• **Short problem**
Write the lines out exactly as they stand, from the one containing "Write a web" through the one containing "const of = (s)", and only those. Omit pictures.

• **Stored records**
-*-

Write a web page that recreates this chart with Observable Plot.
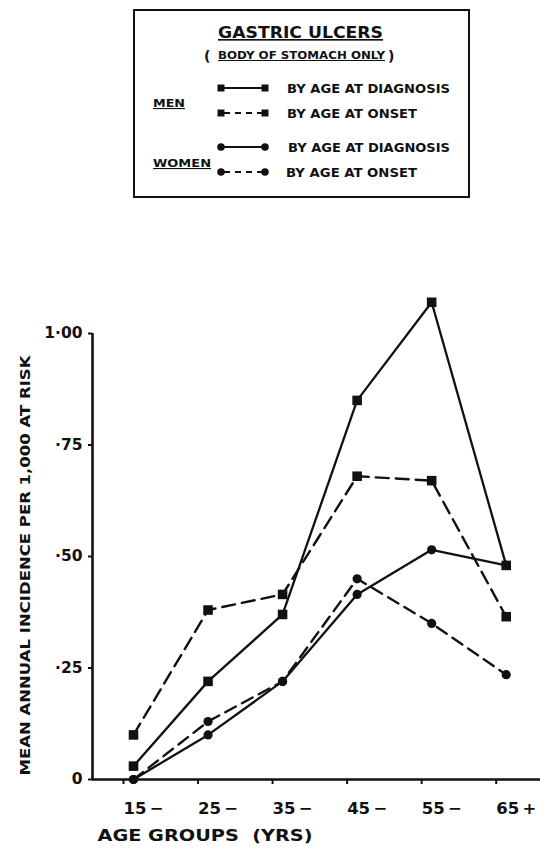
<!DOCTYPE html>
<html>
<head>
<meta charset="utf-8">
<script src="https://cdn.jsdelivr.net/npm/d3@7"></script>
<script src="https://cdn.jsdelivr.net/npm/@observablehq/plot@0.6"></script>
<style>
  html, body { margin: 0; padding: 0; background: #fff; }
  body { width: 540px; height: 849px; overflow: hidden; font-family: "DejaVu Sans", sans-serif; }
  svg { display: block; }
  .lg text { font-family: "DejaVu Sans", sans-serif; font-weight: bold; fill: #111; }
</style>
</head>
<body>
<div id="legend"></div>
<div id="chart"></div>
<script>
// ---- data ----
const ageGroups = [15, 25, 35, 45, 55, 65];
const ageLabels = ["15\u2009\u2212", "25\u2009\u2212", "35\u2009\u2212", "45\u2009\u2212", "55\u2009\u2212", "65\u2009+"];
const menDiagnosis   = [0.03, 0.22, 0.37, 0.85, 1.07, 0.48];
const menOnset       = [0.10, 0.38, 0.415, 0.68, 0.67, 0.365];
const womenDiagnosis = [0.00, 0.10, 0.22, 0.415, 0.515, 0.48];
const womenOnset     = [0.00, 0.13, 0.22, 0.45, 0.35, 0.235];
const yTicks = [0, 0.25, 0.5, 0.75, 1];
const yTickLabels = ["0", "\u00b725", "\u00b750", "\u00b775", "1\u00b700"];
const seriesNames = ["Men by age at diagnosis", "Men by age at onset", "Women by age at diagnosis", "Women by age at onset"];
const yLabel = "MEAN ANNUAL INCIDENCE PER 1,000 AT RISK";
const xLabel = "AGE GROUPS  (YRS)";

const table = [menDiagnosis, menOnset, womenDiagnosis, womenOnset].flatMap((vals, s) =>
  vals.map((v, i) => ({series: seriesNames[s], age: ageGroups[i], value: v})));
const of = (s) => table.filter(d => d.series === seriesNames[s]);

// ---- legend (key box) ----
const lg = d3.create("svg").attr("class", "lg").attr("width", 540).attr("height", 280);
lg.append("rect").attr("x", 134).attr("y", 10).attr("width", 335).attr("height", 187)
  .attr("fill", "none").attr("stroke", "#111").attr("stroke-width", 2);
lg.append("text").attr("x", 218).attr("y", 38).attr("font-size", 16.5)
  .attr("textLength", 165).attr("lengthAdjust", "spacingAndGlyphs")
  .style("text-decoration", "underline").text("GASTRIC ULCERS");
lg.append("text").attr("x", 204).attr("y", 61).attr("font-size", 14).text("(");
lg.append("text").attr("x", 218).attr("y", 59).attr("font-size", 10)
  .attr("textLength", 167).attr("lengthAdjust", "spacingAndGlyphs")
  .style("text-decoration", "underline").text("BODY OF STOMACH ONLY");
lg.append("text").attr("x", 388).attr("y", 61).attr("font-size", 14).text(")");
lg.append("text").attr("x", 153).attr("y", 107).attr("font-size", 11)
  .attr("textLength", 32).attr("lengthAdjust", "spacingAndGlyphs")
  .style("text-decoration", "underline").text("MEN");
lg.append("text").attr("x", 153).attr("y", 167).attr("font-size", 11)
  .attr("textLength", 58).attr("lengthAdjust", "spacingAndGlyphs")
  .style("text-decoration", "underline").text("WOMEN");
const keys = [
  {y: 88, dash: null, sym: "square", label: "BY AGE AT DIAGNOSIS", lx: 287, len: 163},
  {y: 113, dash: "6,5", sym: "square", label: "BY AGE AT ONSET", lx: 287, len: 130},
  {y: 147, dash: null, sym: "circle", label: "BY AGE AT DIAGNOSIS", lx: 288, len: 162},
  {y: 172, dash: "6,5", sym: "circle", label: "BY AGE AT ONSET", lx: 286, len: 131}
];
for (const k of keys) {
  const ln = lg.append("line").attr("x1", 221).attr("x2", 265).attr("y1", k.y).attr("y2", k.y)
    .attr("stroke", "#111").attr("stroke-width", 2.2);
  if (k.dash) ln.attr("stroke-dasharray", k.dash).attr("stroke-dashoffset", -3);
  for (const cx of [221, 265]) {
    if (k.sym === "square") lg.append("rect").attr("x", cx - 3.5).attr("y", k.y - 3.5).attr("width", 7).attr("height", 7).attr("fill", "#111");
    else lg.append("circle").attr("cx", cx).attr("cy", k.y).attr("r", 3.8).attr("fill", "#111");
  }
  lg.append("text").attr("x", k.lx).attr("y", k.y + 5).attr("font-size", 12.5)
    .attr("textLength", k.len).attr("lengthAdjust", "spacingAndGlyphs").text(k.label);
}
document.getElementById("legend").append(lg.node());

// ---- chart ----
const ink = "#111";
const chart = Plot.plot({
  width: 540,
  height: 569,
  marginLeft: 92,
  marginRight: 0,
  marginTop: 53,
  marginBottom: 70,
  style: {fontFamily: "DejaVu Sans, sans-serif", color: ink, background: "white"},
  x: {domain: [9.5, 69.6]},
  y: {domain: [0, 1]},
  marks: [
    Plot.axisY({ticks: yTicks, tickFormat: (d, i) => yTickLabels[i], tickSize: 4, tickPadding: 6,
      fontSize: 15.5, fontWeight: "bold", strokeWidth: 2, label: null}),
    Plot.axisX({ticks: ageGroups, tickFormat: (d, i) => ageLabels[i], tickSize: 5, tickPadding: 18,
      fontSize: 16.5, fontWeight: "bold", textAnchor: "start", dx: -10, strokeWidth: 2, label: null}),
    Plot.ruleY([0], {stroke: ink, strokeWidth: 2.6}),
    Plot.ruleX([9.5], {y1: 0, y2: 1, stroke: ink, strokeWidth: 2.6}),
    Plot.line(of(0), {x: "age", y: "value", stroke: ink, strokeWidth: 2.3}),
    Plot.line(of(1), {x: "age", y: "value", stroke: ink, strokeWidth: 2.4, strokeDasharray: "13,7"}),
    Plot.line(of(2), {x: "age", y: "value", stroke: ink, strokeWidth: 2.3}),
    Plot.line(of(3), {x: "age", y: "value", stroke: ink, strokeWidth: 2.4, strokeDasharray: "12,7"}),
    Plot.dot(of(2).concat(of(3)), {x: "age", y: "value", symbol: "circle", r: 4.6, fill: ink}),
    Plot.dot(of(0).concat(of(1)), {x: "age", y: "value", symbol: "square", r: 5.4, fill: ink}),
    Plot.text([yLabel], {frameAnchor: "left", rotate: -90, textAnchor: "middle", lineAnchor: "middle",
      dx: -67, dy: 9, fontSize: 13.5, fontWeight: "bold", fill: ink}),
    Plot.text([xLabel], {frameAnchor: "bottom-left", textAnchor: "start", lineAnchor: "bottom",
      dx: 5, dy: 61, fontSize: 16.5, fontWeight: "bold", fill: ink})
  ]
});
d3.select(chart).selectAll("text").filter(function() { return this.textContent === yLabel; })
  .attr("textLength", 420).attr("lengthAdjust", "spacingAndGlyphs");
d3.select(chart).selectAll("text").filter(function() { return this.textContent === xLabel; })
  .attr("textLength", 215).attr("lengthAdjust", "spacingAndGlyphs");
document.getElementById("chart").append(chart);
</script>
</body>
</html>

-*-

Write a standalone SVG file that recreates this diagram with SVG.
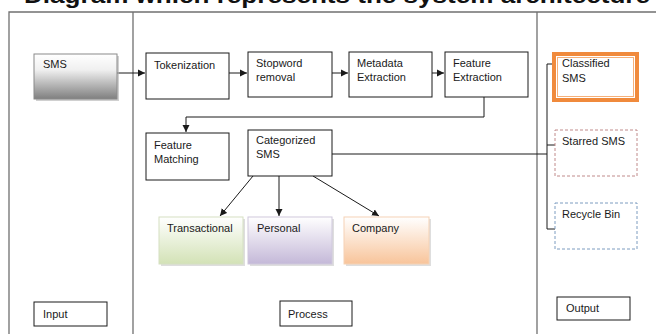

-*-

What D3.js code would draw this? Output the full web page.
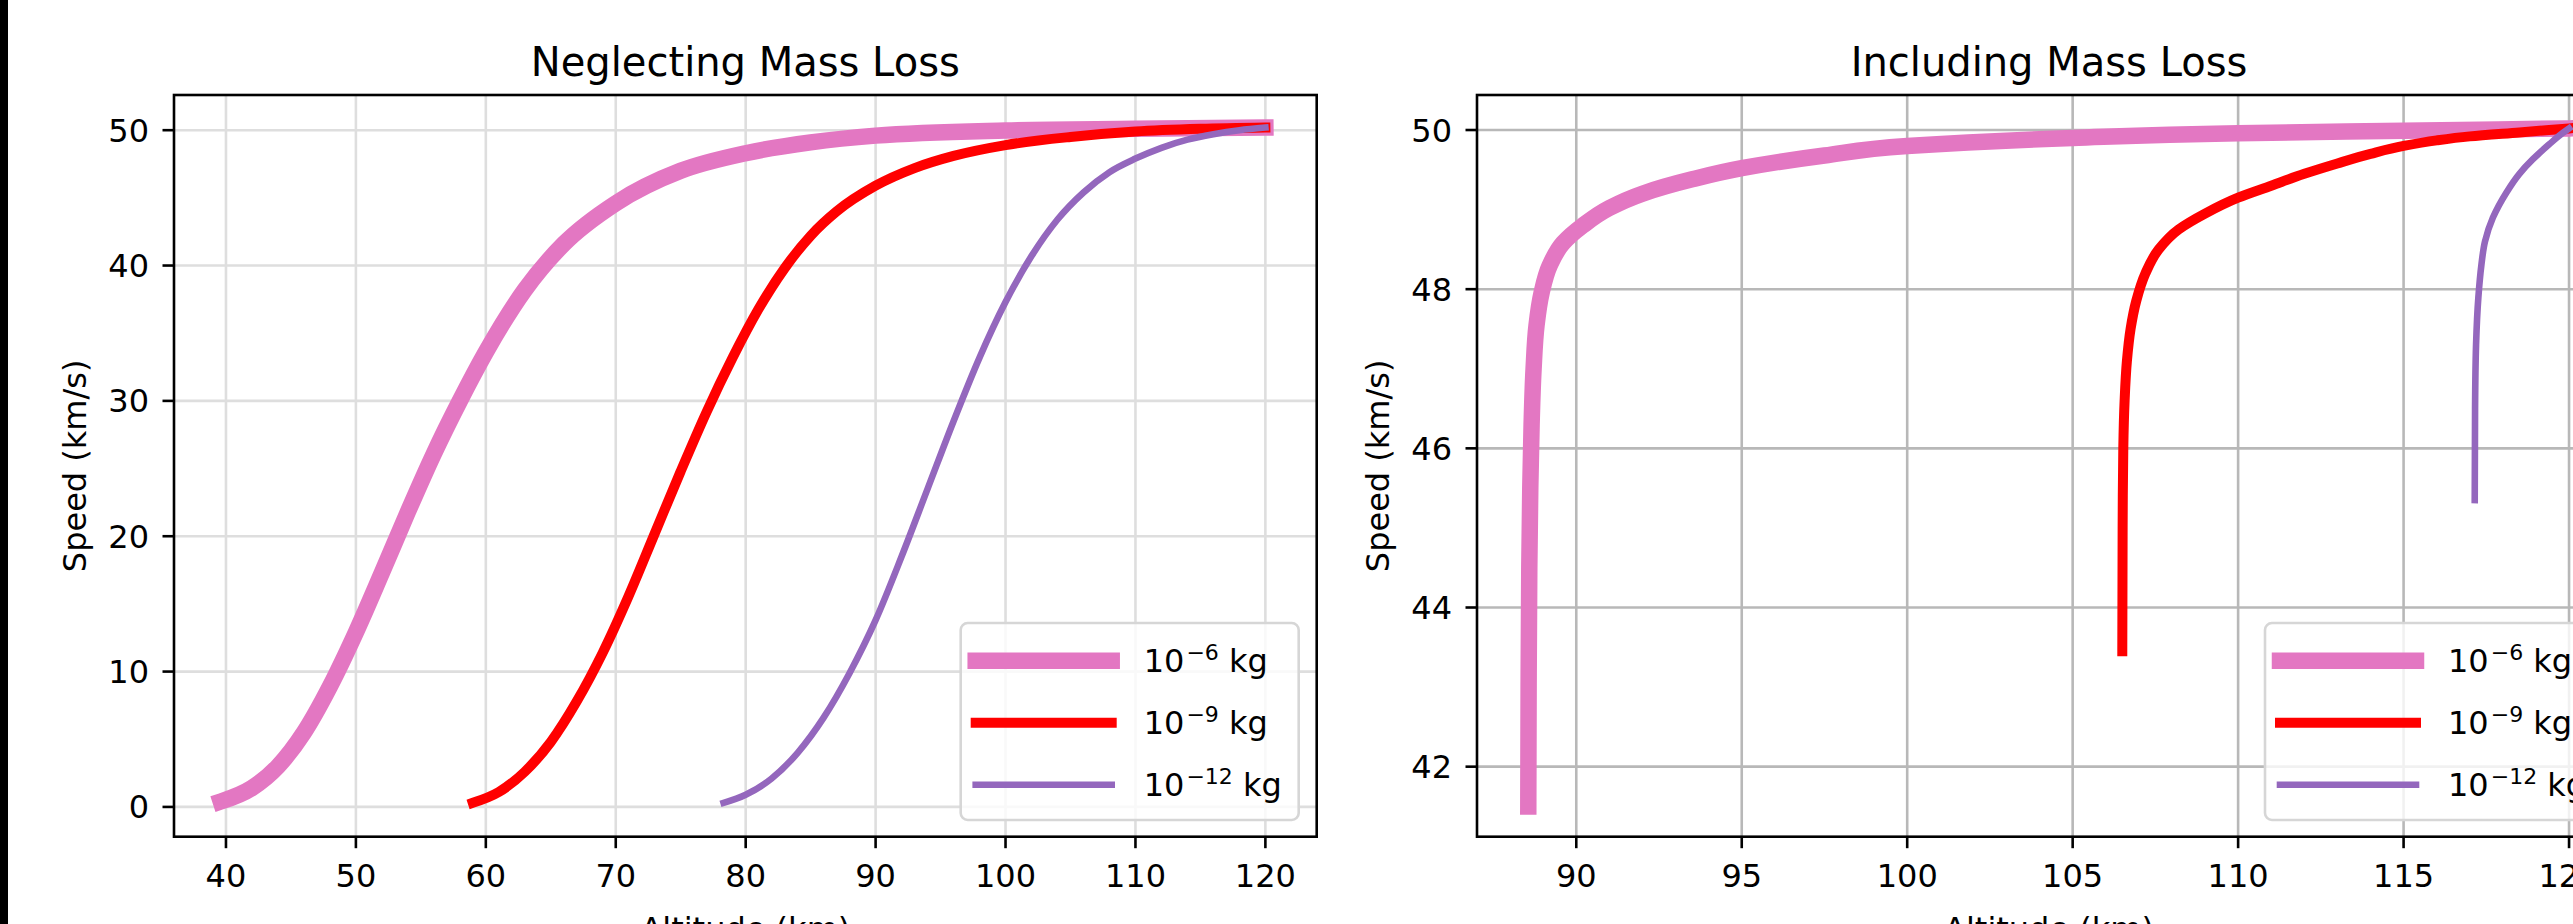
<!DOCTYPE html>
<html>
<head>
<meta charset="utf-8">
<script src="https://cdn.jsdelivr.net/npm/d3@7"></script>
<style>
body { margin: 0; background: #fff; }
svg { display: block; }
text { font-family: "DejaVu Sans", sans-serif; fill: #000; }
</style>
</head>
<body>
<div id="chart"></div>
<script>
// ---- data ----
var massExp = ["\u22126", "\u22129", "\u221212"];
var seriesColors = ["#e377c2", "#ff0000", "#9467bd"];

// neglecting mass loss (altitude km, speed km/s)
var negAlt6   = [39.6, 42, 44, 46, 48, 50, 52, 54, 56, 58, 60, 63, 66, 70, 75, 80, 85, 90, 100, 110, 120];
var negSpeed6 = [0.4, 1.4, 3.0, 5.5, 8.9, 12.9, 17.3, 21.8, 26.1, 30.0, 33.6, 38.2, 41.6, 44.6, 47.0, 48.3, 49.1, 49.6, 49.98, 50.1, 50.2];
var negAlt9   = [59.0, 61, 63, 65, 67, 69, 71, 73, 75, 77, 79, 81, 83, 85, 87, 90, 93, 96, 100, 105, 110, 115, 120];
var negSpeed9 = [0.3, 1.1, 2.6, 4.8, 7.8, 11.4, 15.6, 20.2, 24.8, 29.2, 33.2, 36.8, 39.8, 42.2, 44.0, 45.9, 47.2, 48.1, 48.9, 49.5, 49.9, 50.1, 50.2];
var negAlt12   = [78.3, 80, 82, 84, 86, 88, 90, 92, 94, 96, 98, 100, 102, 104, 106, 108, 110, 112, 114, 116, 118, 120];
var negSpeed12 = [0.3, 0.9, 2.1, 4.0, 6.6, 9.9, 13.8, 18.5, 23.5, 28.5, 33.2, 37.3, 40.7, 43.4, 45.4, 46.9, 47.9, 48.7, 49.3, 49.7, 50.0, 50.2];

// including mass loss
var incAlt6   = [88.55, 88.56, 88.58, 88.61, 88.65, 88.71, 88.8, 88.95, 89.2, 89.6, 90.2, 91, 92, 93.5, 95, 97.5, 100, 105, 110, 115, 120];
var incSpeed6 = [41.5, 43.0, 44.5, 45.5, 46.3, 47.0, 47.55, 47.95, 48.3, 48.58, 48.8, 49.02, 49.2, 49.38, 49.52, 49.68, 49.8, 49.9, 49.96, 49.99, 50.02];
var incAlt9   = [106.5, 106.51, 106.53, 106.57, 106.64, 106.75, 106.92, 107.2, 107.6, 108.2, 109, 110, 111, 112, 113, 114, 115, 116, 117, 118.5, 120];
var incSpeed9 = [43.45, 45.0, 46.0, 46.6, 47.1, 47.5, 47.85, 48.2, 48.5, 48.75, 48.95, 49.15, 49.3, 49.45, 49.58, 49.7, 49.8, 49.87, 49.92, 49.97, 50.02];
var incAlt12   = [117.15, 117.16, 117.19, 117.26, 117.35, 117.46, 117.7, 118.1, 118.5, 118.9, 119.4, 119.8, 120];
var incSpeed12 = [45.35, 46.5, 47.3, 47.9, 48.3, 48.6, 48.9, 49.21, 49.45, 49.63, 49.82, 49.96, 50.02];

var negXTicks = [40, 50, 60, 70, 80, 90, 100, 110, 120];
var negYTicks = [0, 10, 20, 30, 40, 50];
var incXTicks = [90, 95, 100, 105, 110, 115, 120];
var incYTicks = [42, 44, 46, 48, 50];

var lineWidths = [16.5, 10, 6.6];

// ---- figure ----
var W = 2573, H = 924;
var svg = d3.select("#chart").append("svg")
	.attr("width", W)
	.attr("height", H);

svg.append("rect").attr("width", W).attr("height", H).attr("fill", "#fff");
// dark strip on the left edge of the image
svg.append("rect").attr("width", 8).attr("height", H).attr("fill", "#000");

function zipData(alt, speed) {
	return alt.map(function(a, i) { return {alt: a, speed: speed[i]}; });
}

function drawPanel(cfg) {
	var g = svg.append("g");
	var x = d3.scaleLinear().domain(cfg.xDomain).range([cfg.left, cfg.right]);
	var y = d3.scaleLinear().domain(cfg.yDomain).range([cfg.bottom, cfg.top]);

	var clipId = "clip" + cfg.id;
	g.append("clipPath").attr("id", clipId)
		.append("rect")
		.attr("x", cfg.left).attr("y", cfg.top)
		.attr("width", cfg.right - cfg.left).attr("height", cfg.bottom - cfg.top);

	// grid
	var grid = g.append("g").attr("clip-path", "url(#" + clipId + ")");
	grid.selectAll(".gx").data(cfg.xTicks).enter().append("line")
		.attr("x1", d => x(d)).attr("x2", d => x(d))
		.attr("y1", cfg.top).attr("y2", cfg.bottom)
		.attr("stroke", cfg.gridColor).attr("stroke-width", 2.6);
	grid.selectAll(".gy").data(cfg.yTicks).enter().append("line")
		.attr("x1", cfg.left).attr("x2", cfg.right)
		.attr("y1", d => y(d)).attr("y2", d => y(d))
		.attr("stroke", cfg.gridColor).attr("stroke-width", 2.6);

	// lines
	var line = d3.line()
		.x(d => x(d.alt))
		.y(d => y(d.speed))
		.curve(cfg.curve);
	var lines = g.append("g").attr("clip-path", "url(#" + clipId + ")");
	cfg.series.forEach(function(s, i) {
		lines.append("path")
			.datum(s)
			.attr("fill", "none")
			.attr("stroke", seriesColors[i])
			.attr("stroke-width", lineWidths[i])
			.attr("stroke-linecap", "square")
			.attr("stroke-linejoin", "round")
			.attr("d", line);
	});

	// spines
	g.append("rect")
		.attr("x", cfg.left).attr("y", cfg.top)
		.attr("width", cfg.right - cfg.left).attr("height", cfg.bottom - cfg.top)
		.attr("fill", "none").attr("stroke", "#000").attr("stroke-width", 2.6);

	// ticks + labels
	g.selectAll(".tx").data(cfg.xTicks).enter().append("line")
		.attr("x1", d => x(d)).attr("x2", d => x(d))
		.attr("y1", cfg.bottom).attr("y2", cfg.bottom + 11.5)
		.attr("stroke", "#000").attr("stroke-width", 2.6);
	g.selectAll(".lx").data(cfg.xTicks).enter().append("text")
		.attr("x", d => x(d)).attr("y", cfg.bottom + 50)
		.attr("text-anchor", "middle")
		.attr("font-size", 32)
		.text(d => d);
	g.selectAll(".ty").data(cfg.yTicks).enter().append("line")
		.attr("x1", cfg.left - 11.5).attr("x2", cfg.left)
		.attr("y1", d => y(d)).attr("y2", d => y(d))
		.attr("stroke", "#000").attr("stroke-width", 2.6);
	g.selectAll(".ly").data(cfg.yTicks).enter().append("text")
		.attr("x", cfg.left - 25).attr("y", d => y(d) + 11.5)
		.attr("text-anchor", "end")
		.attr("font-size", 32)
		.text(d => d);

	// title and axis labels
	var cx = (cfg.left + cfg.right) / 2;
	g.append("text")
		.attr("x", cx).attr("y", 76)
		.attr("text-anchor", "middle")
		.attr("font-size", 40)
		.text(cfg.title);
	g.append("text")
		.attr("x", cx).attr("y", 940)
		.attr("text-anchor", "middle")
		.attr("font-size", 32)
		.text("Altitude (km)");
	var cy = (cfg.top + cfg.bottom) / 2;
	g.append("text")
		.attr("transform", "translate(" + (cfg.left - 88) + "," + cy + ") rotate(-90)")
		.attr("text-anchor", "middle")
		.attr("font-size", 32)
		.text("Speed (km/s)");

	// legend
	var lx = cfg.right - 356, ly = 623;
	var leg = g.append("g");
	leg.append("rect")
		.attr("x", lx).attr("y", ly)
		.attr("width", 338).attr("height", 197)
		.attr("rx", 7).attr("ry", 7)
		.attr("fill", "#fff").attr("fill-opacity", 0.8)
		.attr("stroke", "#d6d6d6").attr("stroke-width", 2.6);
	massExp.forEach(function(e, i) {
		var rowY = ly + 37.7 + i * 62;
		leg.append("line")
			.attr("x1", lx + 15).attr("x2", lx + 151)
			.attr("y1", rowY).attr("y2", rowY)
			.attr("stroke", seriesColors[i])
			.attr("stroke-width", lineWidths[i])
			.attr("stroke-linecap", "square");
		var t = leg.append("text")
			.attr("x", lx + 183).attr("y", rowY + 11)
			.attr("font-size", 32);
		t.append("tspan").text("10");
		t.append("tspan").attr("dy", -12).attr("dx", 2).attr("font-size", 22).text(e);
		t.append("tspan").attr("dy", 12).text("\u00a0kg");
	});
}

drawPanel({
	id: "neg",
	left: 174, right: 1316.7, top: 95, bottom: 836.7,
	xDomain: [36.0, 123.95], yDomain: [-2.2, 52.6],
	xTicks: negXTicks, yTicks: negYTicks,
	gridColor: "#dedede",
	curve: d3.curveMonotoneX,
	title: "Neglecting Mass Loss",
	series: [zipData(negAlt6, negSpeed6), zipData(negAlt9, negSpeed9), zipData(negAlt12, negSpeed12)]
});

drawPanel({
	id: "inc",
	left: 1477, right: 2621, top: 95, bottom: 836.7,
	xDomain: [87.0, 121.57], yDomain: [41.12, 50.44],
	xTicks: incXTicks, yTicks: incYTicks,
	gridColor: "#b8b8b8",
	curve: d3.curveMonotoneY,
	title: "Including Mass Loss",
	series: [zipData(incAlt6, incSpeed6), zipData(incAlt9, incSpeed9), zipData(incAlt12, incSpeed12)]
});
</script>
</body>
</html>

-*-

• **Answer below**
Write a web page that recreates this chart with Observable Plot.
<!DOCTYPE html>
<html>
<head>
<meta charset="utf-8">
<script src="https://cdn.jsdelivr.net/npm/d3@7"></script>
<script src="https://cdn.jsdelivr.net/npm/@observablehq/plot@0.6"></script>
<style>
  html, body { margin: 0; padding: 0; background: #fff; }
  body { width: 540px; height: 849px; overflow: hidden; font-family: "DejaVu Sans", sans-serif; }
  svg { display: block; }
  .lg text { font-family: "DejaVu Sans", sans-serif; font-weight: bold; fill: #111; }
</style>
</head>
<body>
<div id="legend"></div>
<div id="chart"></div>
<script>
// ---- data ----
const ageGroups = [15, 25, 35, 45, 55, 65];
const ageLabels = ["15\u2009\u2212", "25\u2009\u2212", "35\u2009\u2212", "45\u2009\u2212", "55\u2009\u2212", "65\u2009+"];
const menDiagnosis   = [0.03, 0.22, 0.37, 0.85, 1.07, 0.48];
const menOnset       = [0.10, 0.38, 0.415, 0.68, 0.67, 0.365];
const womenDiagnosis = [0.00, 0.10, 0.22, 0.415, 0.515, 0.48];
const womenOnset     = [0.00, 0.13, 0.22, 0.45, 0.35, 0.235];
const yTicks = [0, 0.25, 0.5, 0.75, 1];
const yTickLabels = ["0", "\u00b725", "\u00b750", "\u00b775", "1\u00b700"];
const seriesNames = ["Men by age at diagnosis", "Men by age at onset", "Women by age at diagnosis", "Women by age at onset"];
const yLabel = "MEAN ANNUAL INCIDENCE PER 1,000 AT RISK";
const xLabel = "AGE GROUPS  (YRS)";

const table = [menDiagnosis, menOnset, womenDiagnosis, womenOnset].flatMap((vals, s) =>
  vals.map((v, i) => ({series: seriesNames[s], age: ageGroups[i], value: v})));
const of = (s) => table.filter(d => d.series === seriesNames[s]);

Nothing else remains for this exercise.